W Wielkiej Brytanii, blisko 50 proc. kobiet w wieku dwudziestu kilku lat przynajmniej raz w życiu zdecydowało się na przypadkowy seks. Prawie 20 proc. z nich dokonało przynajmniej jednej aborcji. Podobnie, na aborcję zdecydowało się ponad 20 proc. kobiet w wieku od 30 do 40 lat. Tak wynika z badań przeprowadzonych przez gazetę „The Daily Mail”.
Z badań brytyjskiej gazety wynika, że wciąż rośnie odsetek osób dopuszczających się kontaktów seksualnych z przypadkowymi partnerami oraz odsetek samotnych kobiet dokonujących aborcji. Dotyczy to zarówno osób młodszych jak i starszych.
Jak zauważa Anthony Ozimic, prezes stowarzyszenia broniącego życia dzieci nienarodzonych, winą za ten stan rzeczy obarcza się w dużej mierze lobby pro-aborcyjne. – W każdej dziedzinie ludzkiej aktywności, w nauce młodym ludziom tłumaczy się, że dobre nawyki pomagają uniknąć złych konsekwencji. Nie dotyczy to dziedziny seksu – wyjaśnia Ozimic.

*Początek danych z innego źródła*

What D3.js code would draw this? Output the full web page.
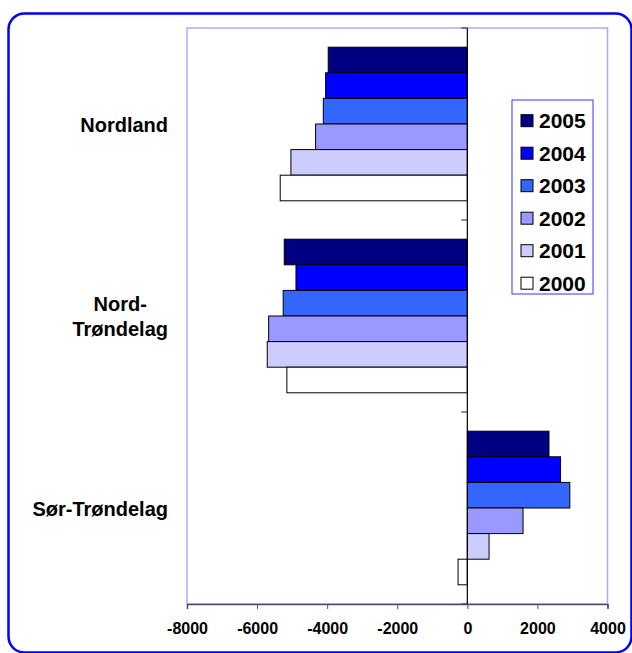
<!DOCTYPE html>
<html>
<head>
<meta charset="utf-8">
<script src="https://cdn.jsdelivr.net/npm/d3@7"></script>
<style>
  body { margin: 0; background: #fff; }
  svg { display: block; font-family: "Liberation Sans", Arial, sans-serif; }
</style>
</head>
<body>
<div id="viz"></div>
<script>
// data
const regions = ['Nordland', 'Nord-Trøndelag', 'Sør-Trøndelag'];
const regionLines = [['Nordland'], ['Nord-', 'Trøndelag'], ['Sør-Trøndelag']];
const years = ['2005', '2004', '2003', '2002', '2001', '2000'];
const yearColors = ['#000080', '#0000ff', '#3366ff', '#9999ff', '#ccccff', '#ffffff'];
const v2005 = [-3970, -5225, 2330];
const v2004 = [-4045, -4890, 2660];
const v2003 = [-4110, -5255, 2925];
const v2002 = [-4330, -5670, 1590];
const v2001 = [-5035, -5710, 620];
const v2000 = [-5340, -5150, -265];
const xTicks = [-8000, -6000, -4000, -2000, 0, 2000, 4000];

const series = [v2005, v2004, v2003, v2002, v2001, v2000];
const rows = regions.map((r, i) => ({region: r, lines: regionLines[i],
  vals: years.map((y, j) => ({year: y, v: series[j][i], color: yearColors[j]}))}));

const W = 632, H = 653;
const plot = {left: 187, right: 607.5, top: 28, bottom: 604};

const svg = d3.select('#viz').append('svg').attr('width', W).attr('height', H);

// outer rounded frame (runs off the right and bottom edge a little)
svg.append('rect').attr('x', 8.5).attr('y', 13.5).attr('width', 623).attr('height', 639)
  .attr('rx', 16).attr('fill', 'none').attr('stroke', '#0000ff').attr('stroke-width', 2.5);

const x = d3.scaleLinear().domain([-8000, 4000]).range([plot.left, plot.right]);
const y0 = d3.scaleBand().domain(regions).range([plot.top, plot.bottom]);
const bw = y0.bandwidth();
const y1 = d3.scaleBand().domain(years).range([bw * 0.1, bw * 0.9]);

// plot area border
svg.append('rect').attr('x', plot.left).attr('y', plot.top)
  .attr('width', plot.right - plot.left).attr('height', plot.bottom - plot.top)
  .attr('fill', 'none').attr('stroke', '#aaaaff').attr('stroke-width', 1.5);

// bars
const grp = svg.selectAll('.grp').data(rows).enter().append('g')
  .attr('transform', d => `translate(0,${y0(d.region)})`);
grp.selectAll('rect').data(d => d.vals).enter().append('rect')
  .attr('x', d => x(Math.min(0, d.v)))
  .attr('width', d => Math.abs(x(d.v) - x(0)))
  .attr('y', d => y1(d.year))
  .attr('height', y1.bandwidth())
  .attr('fill', d => d.color)
  .attr('stroke', '#000').attr('stroke-width', 1);

// x axis
const xAxis = svg.append('g').attr('transform', `translate(0,${plot.bottom})`)
  .call(d3.axisBottom(x).tickValues(xTicks).tickSize(5).tickSizeOuter(5).tickFormat(d => String(d)));
xAxis.attr('font-size', 16).attr('font-family', '"Liberation Sans", Arial, sans-serif');
xAxis.select('.domain').attr('stroke', '#4d4d73').attr('stroke-width', 1.5);
xAxis.selectAll('.tick line').attr('stroke', '#4d4d73');
xAxis.selectAll('.tick text').attr('fill', '#000').attr('font-weight', 'bold')
  .attr('y', 19).attr('dy', '0.71em');

// category axis at zero
const bounds = regions.map(r => y0(r)).concat([plot.bottom]);
const zAxis = svg.append('g').attr('transform', `translate(${x(0)},0)`);
zAxis.append('line').attr('y1', plot.top).attr('y2', plot.bottom).attr('stroke', '#000').attr('stroke-width', 1.2);
zAxis.selectAll('.t').data(bounds).enter().append('line')
  .attr('x1', -6).attr('x2', 0).attr('y1', d => d).attr('y2', d => d)
  .attr('stroke', '#444').attr('stroke-width', 1.2);

// category labels
const labelRight = 168;
rows.forEach(r => {
  const g = svg.append('g');
  const n = r.lines.length;
  const cy = y0(r.region) + bw / 2;
  const lh = 25;
  const t = g.selectAll('text').data(r.lines).enter().append('text')
    .attr('text-anchor', 'middle').attr('font-size', 20).attr('font-weight', 'bold')
    .attr('y', (d, i) => cy + 7.5 + (i - (n - 1) / 2) * lh)
    .text(d => d);
  let maxW = 0;
  t.each(function() { maxW = Math.max(maxW, this.getComputedTextLength()); });
  g.attr('transform', `translate(${labelRight - maxW / 2},0)`);
});

// legend
const lg = svg.append('g').attr('transform', 'translate(512,100)');
lg.append('rect').attr('width', 81).attr('height', 194).attr('fill', '#fff')
  .attr('stroke', '#3333ff').attr('stroke-width', 1);
const li = lg.selectAll('.li').data(years).enter().append('g')
  .attr('transform', (d, i) => `translate(0,${20.7 + i * 32.5})`);
li.append('rect').attr('x', 9).attr('y', -6).attr('width', 12).attr('height', 12)
  .attr('fill', (d, i) => yearColors[i]).attr('stroke', '#000').attr('stroke-width', 1);
li.append('text').attr('x', 27).attr('y', 7.5).attr('font-size', 21).attr('font-weight', 'bold')
  .text(d => d);
</script>
</body>
</html>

Gazeta „The Daily Mail” zwróciła uwagę, że coraz więcej kobiet ubolewa z powodu nieodpowiedzialnego zachowania. Jedna z bohaterek opisywanych na łamach gazety, Jayne Price Cambridge, mająca obecnie 46 lat żałuje tego wszystkiego, co się zdarzyło w młodości i chciałaby usunąć to z pamięci. Podobnie wypowiedziała się Ashleigh Taylor, 25-latka, która zdecydowała się na przypadkowy seks przez pójściem na uniwersytet. Później przez bardzo długi okres zmagała się z psychologicznymi konsekwencjami tego czynu. – Przez dwa dni po przerwaniu ciąży – mówiła – leżałam w łóżku zszokowana i kompletnie wyczerpana. To było straszne... Potem wróciłam do pracy i trzy miesiące później rozpoczęłam naukę na uniwersytecie. Jakoś sobie z tym poradziłam, wypierając te wspomnienia z pamięci. I chociaż dzisiaj wciąż uważam, że postąpiłam słusznie, to jednak panicznie boję się ponownie zajść w ciążę i od czasu aborcji nie powiodły się moje próby stworzenia udanego związku z mężczyzną – przyznała kobieta. Dodała, że gorzko żałuje „chwilowej słabości, szaleństwa z młodości”.
Zdaniem Ozimica, wiele młodych kobiet zostało poważnie skrzywdzonych przez lobby proaborcyjne, które wmówiło im, że seks można oddzielić od miłości, małżeństwa i dzieci. Przez to nie są one w stanie stworzyć udanych związków.
– Doszliśmy do punktu, w którym aborcja postrzegana jest po prostu jako kolejna metoda antykoncepcji. Przez lata jej ujemne skutki tuszowano, zamiatano pod dywan, tymczasem widoczne dowody dopiero teraz zaczynają ujawniać jej fizyczne i psychiczne konsekwencje dla niektórych kobiet. Wśród kobiet, które uśmierciły swoje dzieci obserwuje się wzrost liczby prób samobójczych, rośnie także liczba przypadków depresji – powiedział dr Andrew Fergusson z Christian Medical Fellowship.
Sytuację pogarsza fakt, że często sami lekarze proponują aborcję w przypadku niechcianej ciąży, mówiąc, że to „jedyne słuszne rozwiązanie”. Jak zauważyła Amy Connolly: - Po przerwaniu ciąży spodziewałam się ulgi, zamiast tego odczuwałam żal i wielki wstręt do siebie.